- **SHORT TASK**:
From the very first line of the data to the line containing "ms=11, label=label, zorder=3)", retype everything exactly, leaving the pictures behind.

- **ITEMS**:

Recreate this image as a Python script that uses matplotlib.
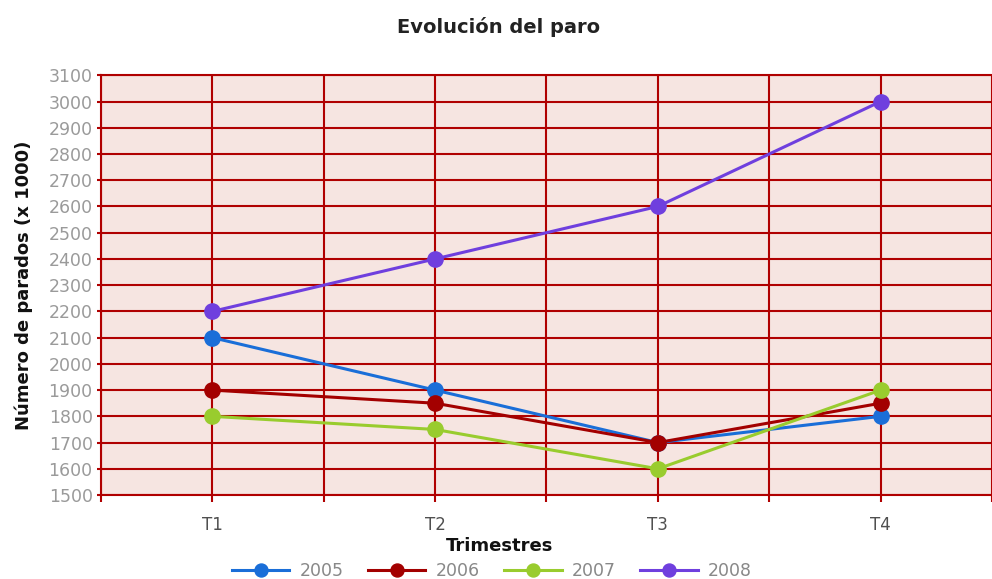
import numpy as np
import matplotlib.pyplot as plt

trimestres = ["T1", "T2", "T3", "T4"]
anios = ["2005", "2006", "2007", "2008"]
parados_2005 = [2100, 1900, 1700, 1800]
parados_2006 = [1900, 1850, 1700, 1850]
parados_2007 = [1800, 1750, 1600, 1900]
parados_2008 = [2200, 2400, 2600, 3000]
colores = ["#1a6ed8", "#a30000", "#99cc2e", "#6f3fde"]

grid_col = "#b00000"

fig = plt.figure(figsize=(9.92, 5.79), dpi=100)
ax = fig.add_axes([0.1018, 0.145, 0.8982, 0.725])
ax.set_facecolor("#f6e5e1")

x = np.arange(len(trimestres))
for serie, label, col in zip([parados_2005, parados_2006, parados_2007, parados_2008], anios, colores):
    ax.plot(x, serie, color=col, lw=2.2, marker="o", ms=11, label=label, zorder=3)

ax.set_xlim(-0.5, 3.47)
ax.set_ylim(1500, 3100)
ax.set_yticks(np.arange(1500, 3101, 100))
ax.set_xticks(x)
ax.set_xticklabels(trimestres)
ax.set_xticks(np.arange(-0.5, 3.6, 1.0), minor=True)

ax.grid(True, which="both", axis="x", color=grid_col, lw=1.5, zorder=1)
ax.grid(True, which="major", axis="y", color=grid_col, lw=1.5, zorder=1)
ax.set_axisbelow(True)

for s in ["left", "bottom", "top"]:
    ax.spines[s].set_color(grid_col)
    ax.spines[s].set_linewidth(1.5)
ax.spines["right"].set_visible(False)

ax.tick_params(axis="y", colors=grid_col, labelcolor="#9a9a9a", labelsize=12.5, length=3, width=1.5, pad=3)
ax.tick_params(axis="x", which="both", colors=grid_col, length=5, width=1.5)
ax.tick_params(axis="x", which="major", labelcolor="#505050", labelsize=12, pad=10)

fig.text(0.503, 0.953, "Evolución del paro", ha="center", va="center", fontsize=14, fontweight="bold", color="#222222")
ax.set_ylabel("Número de parados (x 1000)", fontsize=13, fontweight="bold", color="#111111", labelpad=11)
fig.text(0.504, 0.057, "Trimestres", ha="center", va="center", fontsize=13, fontweight="bold", color="#111111")

leg = fig.legend(loc="center", bbox_to_anchor=(0.496, 0.014), ncol=4, frameon=False, fontsize=12.5,
                 handlelength=3.3, columnspacing=1.4, handletextpad=0.6, labelcolor="#888888",
                 markerscale=0.85)

fig.savefig("out.png", dpi=100)
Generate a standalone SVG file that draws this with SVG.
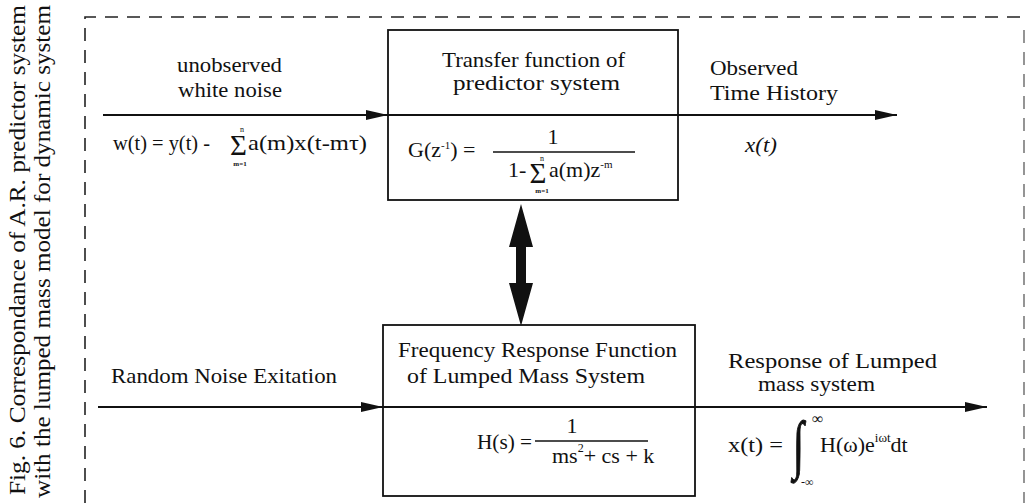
<svg xmlns="http://www.w3.org/2000/svg" width="1026" height="503" viewBox="0 0 1026 503">
<defs>
<style>
.t{font-family:"Liberation Serif","Times New Roman",serif;font-size:22px;fill:#111}
.s{font-family:"Liberation Serif","Times New Roman",serif;fill:#111}
.box{fill:none;stroke:#111;stroke-width:1.8}
.ln{fill:none;stroke:#111;stroke-width:2}
.dash{fill:none;stroke:#222;stroke-width:1.6;stroke-dasharray:13 9}
.frac{stroke:#111;stroke-width:1.3}
</style>
<marker id="ah" viewBox="0 0 22 10" refX="22" refY="5" markerWidth="22" markerHeight="10" markerUnits="userSpaceOnUse" orient="auto">
<path d="M0,0 L22,5 L0,10 Z" fill="#111"/>
</marker>
</defs>
<rect width="1026" height="503" fill="#fff"/>

<g id="caption">
<text class="s" font-size="24" transform="translate(25,495) rotate(-90)" textLength="490" lengthAdjust="spacingAndGlyphs">Fig. 6.  Correspondance of A.R. predictor system</text>
<text class="s" font-size="24" transform="translate(50,498) rotate(-90)" textLength="493" lengthAdjust="spacingAndGlyphs">with the lumped mass model for dynamic system</text>
</g>

<g id="border">
<path class="dash" d="M85,503 V17 H1026"/>
<path class="dash" d="M1024,30 V503" stroke-opacity="0.6"/>
</g>

<g id="connectors">
<path class="ln" d="M103,115 H388" marker-end="url(#ah)"/>
<path class="ln" d="M678,115 H897" marker-end="url(#ah)"/>
<path class="ln" d="M98,407 H383" marker-end="url(#ah)"/>
<path class="ln" d="M695,407 H987" marker-end="url(#ah)"/>
<path d="M521,204 L533,247 L526,247 L526,283 L533,283 L521,326 L509,283 L516,283 L516,247 L509,247 Z" fill="#111"/>
</g>

<g id="predictor-box">
<rect class="box" x="388" y="30" width="290" height="170"/>
<line class="box" x1="388" y1="115" x2="678" y2="115"/>
<text class="t" x="442" y="67" textLength="183" lengthAdjust="spacingAndGlyphs">Transfer function of</text>
<text class="t" x="453" y="90" textLength="167" lengthAdjust="spacingAndGlyphs">predictor  system</text>
<text class="t" x="408" y="157">G(z<tspan dy="-8" font-size="11">-1</tspan><tspan dy="8">) =</tspan></text>
<line class="frac" x1="493" y1="152" x2="635" y2="152"/>
<text class="t" x="553" y="144" text-anchor="middle">1</text>
<text class="t" x="508" y="177">1-</text>
<text class="s" font-size="29" x="538" y="183" text-anchor="middle">Σ</text>
<text class="s" font-size="8" x="542" y="161" text-anchor="middle">n</text>
<text class="s" font-size="7" x="542" y="193" text-anchor="middle" font-weight="bold">m=1</text>
<text class="t" x="549" y="177">a(m)z<tspan dy="-9" font-size="11">-m</tspan></text>
</g>

<g id="lumped-box">
<rect class="box" x="383" y="325" width="312" height="171"/>
<line class="box" x1="383" y1="407" x2="695" y2="407"/>
<text class="t" x="398" y="357" textLength="279" lengthAdjust="spacingAndGlyphs">Frequency Response Function</text>
<text class="t" x="407" y="383" textLength="238" lengthAdjust="spacingAndGlyphs">of  Lumped Mass System</text>
<text class="t" x="477" y="449" textLength="55" lengthAdjust="spacingAndGlyphs">H(s) =</text>
<line class="frac" x1="535" y1="441" x2="648" y2="441"/>
<text class="t" x="572" y="433" text-anchor="middle">1</text>
<text class="t" x="552" y="463">ms<tspan dy="-11" font-size="12">2</tspan><tspan dy="11">+ cs + k</tspan></text>
</g>

<g id="input-top">
<text class="t" x="177" y="72" textLength="105" lengthAdjust="spacingAndGlyphs">unobserved</text>
<text class="t" x="178" y="97" textLength="104" lengthAdjust="spacingAndGlyphs">white noise</text>
<text class="t" x="113" y="150" textLength="97" lengthAdjust="spacingAndGlyphs">w(t) = y(t) -</text>
<text class="s" font-size="29" x="238.5" y="155" text-anchor="middle">Σ</text>
<text class="s" font-size="8" x="242" y="132" text-anchor="middle">n</text>
<text class="s" font-size="7" x="240" y="166" text-anchor="middle" font-weight="bold">m=1</text>
<text class="t" x="248" y="150" textLength="119" lengthAdjust="spacingAndGlyphs">a(m)x(t-mτ)</text>
</g>

<g id="output-top">
<text class="t" x="710" y="75" textLength="88" lengthAdjust="spacingAndGlyphs">Observed</text>
<text class="t" x="710" y="100" textLength="128" lengthAdjust="spacingAndGlyphs">Time  History</text>
<text class="t" x="745" y="152" font-style="italic" textLength="32" lengthAdjust="spacingAndGlyphs">x(t)</text>
</g>

<g id="input-bottom">
<text class="t" x="111" y="383" textLength="226" lengthAdjust="spacingAndGlyphs">Random Noise Exitation</text>
</g>

<g id="output-bottom">
<text class="t" x="728" y="368" textLength="209" lengthAdjust="spacingAndGlyphs">Response of Lumped</text>
<text class="t" x="758" y="391" textLength="117" lengthAdjust="spacingAndGlyphs">mass system</text>
<text class="t" x="728" y="452" textLength="55" lengthAdjust="spacingAndGlyphs">x(t) =</text>
<text class="s" font-size="40" stroke="#111" stroke-width="0.7" transform="translate(793,466) scale(1,1.6)">∫</text>
<text class="s" font-size="16" x="812" y="424">∞</text>
<text class="s" font-size="12" x="801" y="486">-∞</text>
<text class="t" x="820" y="452">H(ω)e<tspan dy="-10" font-size="13">iωt</tspan><tspan dy="10">dt</tspan></text>
</g>
</svg>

- **RESULT BELOW**:
Recreate this image as a Python script that uses matplotlib.
import numpy as np
import matplotlib.pyplot as plt

trimestres = ["T1", "T2", "T3", "T4"]
anios = ["2005", "2006", "2007", "2008"]
parados_2005 = [2100, 1900, 1700, 1800]
parados_2006 = [1900, 1850, 1700, 1850]
parados_2007 = [1800, 1750, 1600, 1900]
parados_2008 = [2200, 2400, 2600, 3000]
colores = ["#1a6ed8", "#a30000", "#99cc2e", "#6f3fde"]

grid_col = "#b00000"

fig = plt.figure(figsize=(9.92, 5.79), dpi=100)
ax = fig.add_axes([0.1018, 0.145, 0.8982, 0.725])
ax.set_facecolor("#f6e5e1")

x = np.arange(len(trimestres))
for serie, label, col in zip([parados_2005, parados_2006, parados_2007, parados_2008], anios, colores):
    ax.plot(x, serie, color=col, lw=2.2, marker="o", ms=11, label=label, zorder=3)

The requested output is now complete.